In 1916, the Orange Judd Co., which published the American Agriculturist farm paper, sent three men on a 1500-mile automobile trip through central and western New York state to take the pulse of farmers and the merchants who served them.

They found that most of the small-town general stores carried brand-name and nationally advertised items because those were the products asked for by their farmer customers. A typical grocery product list in a store that served a hamlet of just 350 people, plus surrounding farms, showed they carried: Quaker Puffed Rice, Cream of Wheat, Postum Cereal, Kellogg’s Krumbles, Shredded Wheat and Corn Flakes, Royal Cocoa, Runkel’s Cocoa, Baker’s Chocolate, Crystal Domino Sugar, Dunham’s Cocoanut, Baker’s Cocoanut, None-Such Mince Meat, Van Camp’s Canned Goods, Lea & Perrin’s Sauce, Blue Label and Royal Label Ketchup, Davis Starch, Diamond Dyes, Shinola Polish, Lipton’s Tea, Chase & Sanborn’s Teas and Coffee, White House Teas and Coffee, Armour’s and Beechnut Bacon, National Biscuit Company Products, Gold Dust, Bon Ami, Ivory and Fels Naptha Soap, Old Dutch Cleanser, Beechnut and Wrigley’s Gum, Colman’s Mustard and Church’s Soda.

There were stores that carried clothing as well. One storekeeper said, “Farmers buy suits from $18 to $25, and we carry the Stein-Bloch and Ed. V. Price line, and we sell the young fellows silk shirts at $4.00. We sell B.V.D., Porosknit, Munsing and Reis men’s underwear. In shoes, the men buy Beacon, Emerson, Stetson and Endicott-Johnson makes.
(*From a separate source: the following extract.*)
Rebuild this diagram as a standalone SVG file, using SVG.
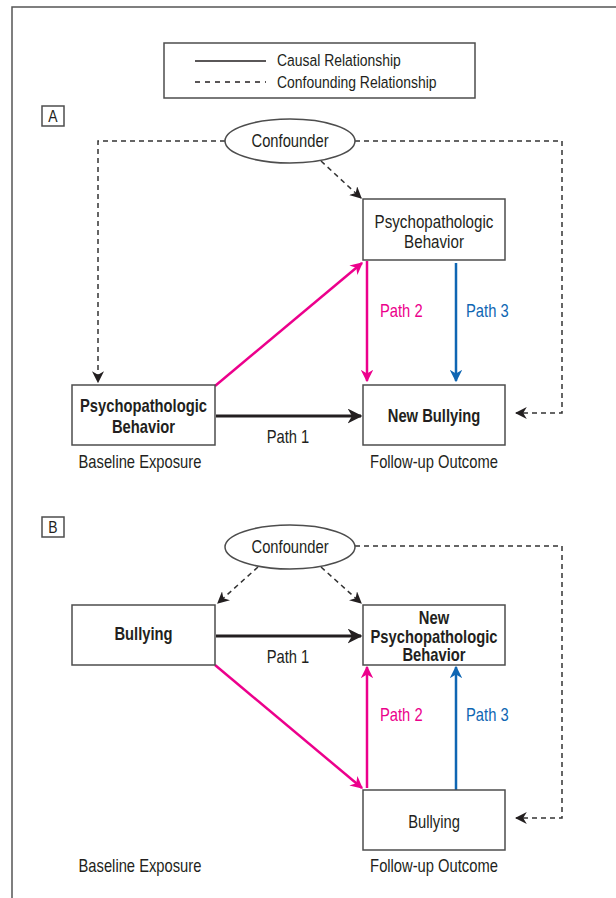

Farmers are good buyers of Arrow Collars-we have had no demand for rubber or paper collars for the last 10 years.”

Another storekeeper said, “We can’t tell the difference between farm women and town women these days, farmers’ wives are up-to-date, know the styles, and want the best. $25.00 is the average ready-made suit we sell, and we sell many at $35.00. We sell about 200 pairs of silk gloves a year to farmers’ wives, and they buy silk shirtwaists at around $4.00. Farm women are very much alive to their personal appearance. She finds what suits her and is willing to pay the price for it. They pay as high as $12.00 for hats.”

There seems to have been a pretty steady demand for Victrolas, and records to go with them, and for Kodak cameras and film. Many farmers owned automobiles, and some shopkeepers told of getting complaints from those who did still travel by horse and buggy that there were so many cars on main street that there was nowhere to hitch a horse.